O julgamento dos golpistas e o espelho da nossa democracia
Por Ricardo Costa Leite
Jornalista & Assessor de Comunicação
Em pleno século XXI, com toda a tecnologia à disposição, transmissões ao vivo de julgamentos e o pleno exercício do direito à defesa, estamos testemunhando no Brasil um momento histórico. O julgamento dos envolvidos nos atos golpistas que tentaram subverter a ordem democrática expõe não apenas os réus, mas também uma parte sombria da sociedade brasileira que insiste em não enxergar a gravidade dos fatos. É a democracia julgando, com todas as garantias legais, aqueles que a atacaram – e, paradoxalmente, os acusados pregam justamente o oposto: a destruição desse mesmo sistema que hoje os protege.
O mais preocupante, no entanto, é que uma parcela significativa da população, mesmo diante de todas as provas e da clareza dos acontecimentos, se mantém indiferente ou até cúmplice. Como compreender que, mesmo com acesso a informação, com debates transmitidos em tempo real, ainda haja quem apoie um grupo tão evidentemente nocivo à vida democrática? A resposta talvez esteja em nossa formação histórica, marcada por privilégios mantidos a ferro e fogo e por uma educação insuficiente que, deliberadamente, não prepara o povo para compreender sua força política.
A classe média brasileira, em grande parte, se revela nesse processo: cínica, hipócrita e conivente. É uma camada social que, ao invés de ser motor de transformação, muitas vezes reproduz o discurso das elites, sustentando o preconceito contra os mais pobres e cultivando uma raiva doentia diante de qualquer ascensão social dos desfavorecidos. É nesse ponto que emerge uma pergunta inquietante: por que, mesmo sendo um país jovem em termos históricos, o Brasil carrega de maneira tão entranhada um racismo estrutural e um preconceito contra os pobres? Por que há essa recusa quase visceral de aceitar que um filho da periferia, um negro, uma trabalhadora doméstica, possa ascender socialmente?
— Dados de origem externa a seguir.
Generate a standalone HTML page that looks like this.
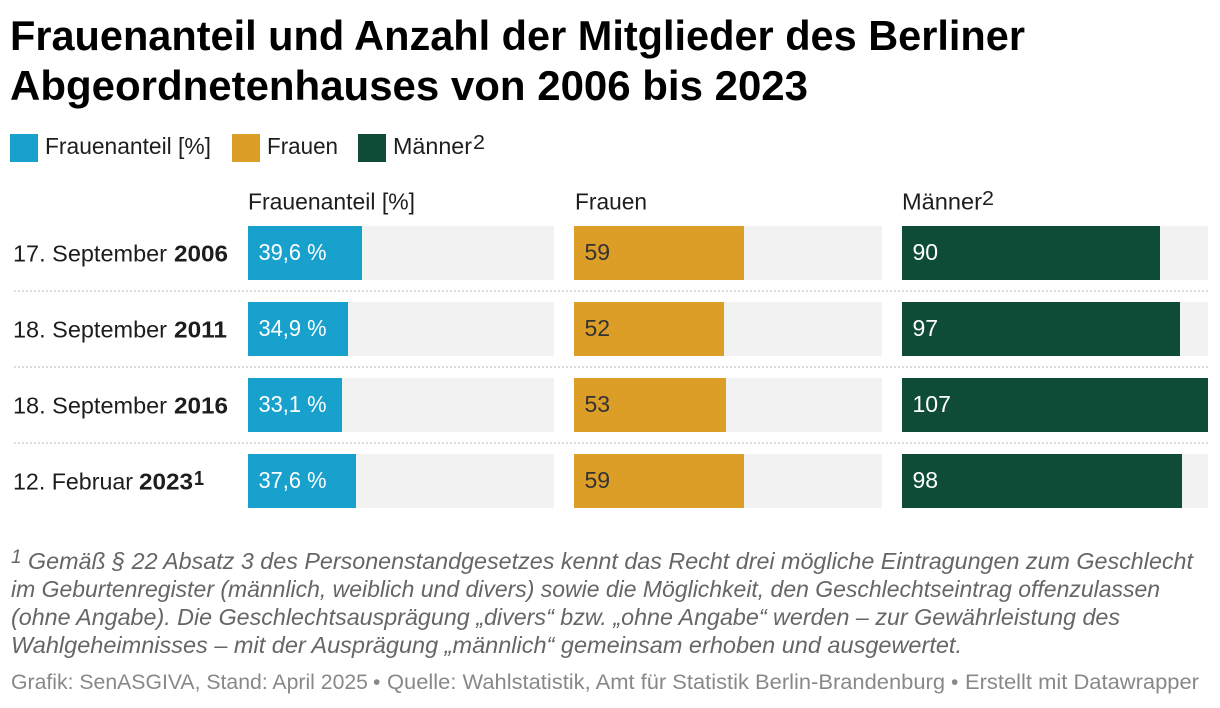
<!DOCTYPE html>
<html lang="de">
<head>
<meta charset="utf-8">
<title>Frauenanteil und Anzahl der Mitglieder des Berliner Abgeordnetenhauses</title>
<style>
html,body{margin:0;padding:0;background:#fff;width:1220px;height:708px;overflow:hidden}
svg{display:block;font-family:"Liberation Sans",Arial,sans-serif}
.title{font-size:42px;font-weight:700;fill:#000}
.t23{font-size:23px;fill:#1d1d1d}
.b{font-weight:700}
.sup{font-size:20px;fill:#1d1d1d}
.note{font-size:23px;font-style:italic;fill:#666}
.foot{font-size:21px;fill:#888}
</style>
</head>
<body>
<svg id="chart" width="1220" height="708" viewBox="0 0 1220 708" xmlns="http://www.w3.org/2000/svg">
<rect width="1220" height="708" fill="#fff"/>
<text class="title" x="10" y="50" textLength="1015" lengthAdjust="spacingAndGlyphs">Frauenanteil und Anzahl der Mitglieder des Berliner</text>
<text class="title" x="10" y="100" textLength="798" lengthAdjust="spacingAndGlyphs">Abgeordnetenhauses von 2006 bis 2023</text>

<rect x="10" y="134" width="28" height="28" fill="#18a1cd"/>
<text class="t23" x="45" y="154" textLength="166" lengthAdjust="spacingAndGlyphs">Frauenanteil [%]</text>
<rect x="232" y="134" width="28" height="28" fill="#dc9e27"/>
<text class="t23" x="267" y="154" textLength="71" lengthAdjust="spacingAndGlyphs">Frauen</text>
<rect x="358" y="134" width="28" height="28" fill="#0f4c38"/>
<text class="t23" x="393" y="154" textLength="79" lengthAdjust="spacingAndGlyphs">Männer</text>
<text class="sup" x="473" y="149" textLength="12" lengthAdjust="spacingAndGlyphs">2</text>

<text class="t23" x="248" y="209.5" textLength="167" lengthAdjust="spacingAndGlyphs">Frauenanteil [%]</text>
<text class="t23" x="575" y="209.5" textLength="72" lengthAdjust="spacingAndGlyphs">Frauen</text>
<text class="t23" x="902" y="209.5" textLength="80" lengthAdjust="spacingAndGlyphs">Männer</text>
<text class="sup" x="982" y="205" textLength="12" lengthAdjust="spacingAndGlyphs">2</text>

<text class="t23" x="13" y="261.5" textLength="154" lengthAdjust="spacingAndGlyphs">17. September</text>
<text class="t23 b" x="174" y="261.5" textLength="54" lengthAdjust="spacingAndGlyphs">2006</text>
<text class="t23" x="13" y="337.5" textLength="154" lengthAdjust="spacingAndGlyphs">18. September</text>
<text class="t23 b" x="174" y="337.5" textLength="53" lengthAdjust="spacingAndGlyphs">2011</text>
<text class="t23" x="13" y="413.5" textLength="154" lengthAdjust="spacingAndGlyphs">18. September</text>
<text class="t23 b" x="174" y="413.5" textLength="54" lengthAdjust="spacingAndGlyphs">2016</text>
<text class="t23" x="13" y="489.5" textLength="120" lengthAdjust="spacingAndGlyphs">12. Februar</text>
<text class="t23 b" x="139" y="489.5" textLength="54" lengthAdjust="spacingAndGlyphs">2023</text>
<text class="sup b" x="194" y="485" textLength="10" lengthAdjust="spacingAndGlyphs">1</text>

<g id="marks"></g>

<line x1="12" x2="1208" y1="291" y2="291" stroke="#dcdcdc" stroke-width="2" stroke-dasharray="2 2" stroke-dashoffset="2"/>
<line x1="12" x2="1208" y1="367" y2="367" stroke="#dcdcdc" stroke-width="2" stroke-dasharray="2 2" stroke-dashoffset="2"/>
<line x1="12" x2="1208" y1="443" y2="443" stroke="#dcdcdc" stroke-width="2" stroke-dasharray="2 2" stroke-dashoffset="2"/>

<text class="note" x="11" y="563" style="font-size:19px">1</text>
<text class="note" x="28" y="569" textLength="1165" lengthAdjust="spacingAndGlyphs">Gemäß § 22 Absatz 3 des Personenstandgesetzes kennt das Recht drei mögliche Eintragungen zum Geschlecht</text>
<text class="note" x="11" y="597" textLength="1149" lengthAdjust="spacingAndGlyphs">im Geburtenregister (männlich, weiblich und divers) sowie die Möglichkeit, den Geschlechtseintrag offenzulassen</text>
<text class="note" x="11" y="625" textLength="1109" lengthAdjust="spacingAndGlyphs">(ohne Angabe). Die Geschlechtsausprägung „divers“ bzw. „ohne Angabe“ werden – zur Gewährleistung des</text>
<text class="note" x="11" y="653" textLength="951" lengthAdjust="spacingAndGlyphs">Wahlgeheimnisses – mit der Ausprägung „männlich“ gemeinsam erhoben und ausgewertet.</text>
<text class="foot" x="11" y="689" textLength="357" lengthAdjust="spacingAndGlyphs">Grafik: SenASGIVA, Stand: April 2025</text>
<text class="foot" x="373" y="689">•</text>
<text class="foot" x="387" y="689" textLength="558" lengthAdjust="spacingAndGlyphs">Quelle: Wahlstatistik, Amt für Statistik Berlin-Brandenburg</text>
<text class="foot" x="951" y="689">•</text>
<text class="foot" x="965" y="689" textLength="234" lengthAdjust="spacingAndGlyphs">Erstellt mit Datawrapper</text>
</svg>
<script>
const years = ['2006', '2011', '2016', '2023'];
const frauenanteil = [39.6, 34.9, 33.1, 37.6];
const frauen = [59, 52, 53, 59];
const maenner = [90, 97, 107, 98];
const domainMax = 107;

const NS = 'http://www.w3.org/2000/svg';
const marks = document.getElementById('marks');
const COLUMN_WIDTH = 306.67;
const BAR_HEIGHT = 54;

function xScale(value) {
  return value / domainMax * COLUMN_WIDTH;
}
function yScale(rowIndex) {
  return 226 + rowIndex * 76;
}
function snap(px) {
  return Math.round(px / 2) * 2;
}
function formatPercent(v) {
  return v.toFixed(1).replace('.', ',') + ' %';
}
function formatCount(v) {
  return String(v);
}

const columns = [
  { key: 'frauenanteil', values: frauenanteil, start: 248, color: '#18a1cd', text: '#ffffff', format: formatPercent },
  { key: 'frauen', values: frauen, start: 574.67, color: '#dc9e27', text: '#333333', format: formatCount },
  { key: 'maenner', values: maenner, start: 901.33, color: '#0f4c38', text: '#ffffff', format: formatCount }
];

columns.forEach(function (col) {
  const left = snap(col.start);
  const trackRight = snap(col.start + COLUMN_WIDTH);
  col.values.forEach(function (value, i) {
    const y = yScale(i);

    const track = document.createElementNS(NS, 'rect');
    
    
    track.setAttribute('x', left);
    track.setAttribute('y', y);
    track.setAttribute('width', trackRight - left);
    track.setAttribute('height', BAR_HEIGHT);
    track.setAttribute('fill', '#f2f2f2');
    marks.appendChild(track);

    const bar = document.createElementNS(NS, 'rect');
    
    
    bar.setAttribute('x', left);
    bar.setAttribute('y', y);
    bar.setAttribute('width', snap(col.start + xScale(value)) - left);
    bar.setAttribute('height', BAR_HEIGHT);
    bar.setAttribute('fill', col.color);
    marks.appendChild(bar);

    const label = document.createElementNS(NS, 'text');
    
    
    label.setAttribute('x', left + 10.5);
    label.setAttribute('y', y + 34);
    label.setAttribute('fill', col.text);
    label.setAttribute('font-size', '23');
    label.textContent = col.format(value);
    marks.appendChild(label);
    if (col.key === 'frauenanteil') {
      label.setAttribute('textLength', '68');
      label.setAttribute('lengthAdjust', 'spacingAndGlyphs');
    }
  });
});
</script>
</body>
</html>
Esse julgamento expõe, portanto, não apenas a face autoritária dos golpistas, mas também a fraqueza moral de quem os defende. Expõe o abismo social que nos acompanha desde a colonização, o pacto das elites que nunca permitiu ao povo um mínimo de instrução política. E agora, diante das câmeras, com todo o processo escancarado, o que se vê é uma oportunidade histórica de reconhecer esse passado e cobrar responsabilidade.
Não há espaço para anistias que representem apenas um arranjo político, um “toma-lá-dá-cá” que já se desenha no Congresso Nacional, em especial na Câmara dos Deputados, como moeda de troca para articulações eleitorais de 2026. Esse movimento de autopreservação, travestido de pragmatismo, é um tapa no rosto da democracia. Perdoar golpistas em nome de composições eleitorais seria não apenas um erro jurídico, mas também uma traição à memória coletiva e ao futuro do país.
O julgamento que se desenrola hoje deveria envergonhar qualquer brasileiro minimamente consciente. Envergonhar por termos chegado a este ponto, envergonhar por ainda haver quem apoie uma corja que tentou usurpar o poder, envergonhar por vermos setores políticos tramando para aliviar a barra de quem atacou a democracia. Que todos os envolvidos sejam punidos exemplarmente. E que o Brasil, um país que insiste em tropeçar em seus próprios fantasmas históricos, finalmente aprenda que não há futuro possível fora do Estado de Direito.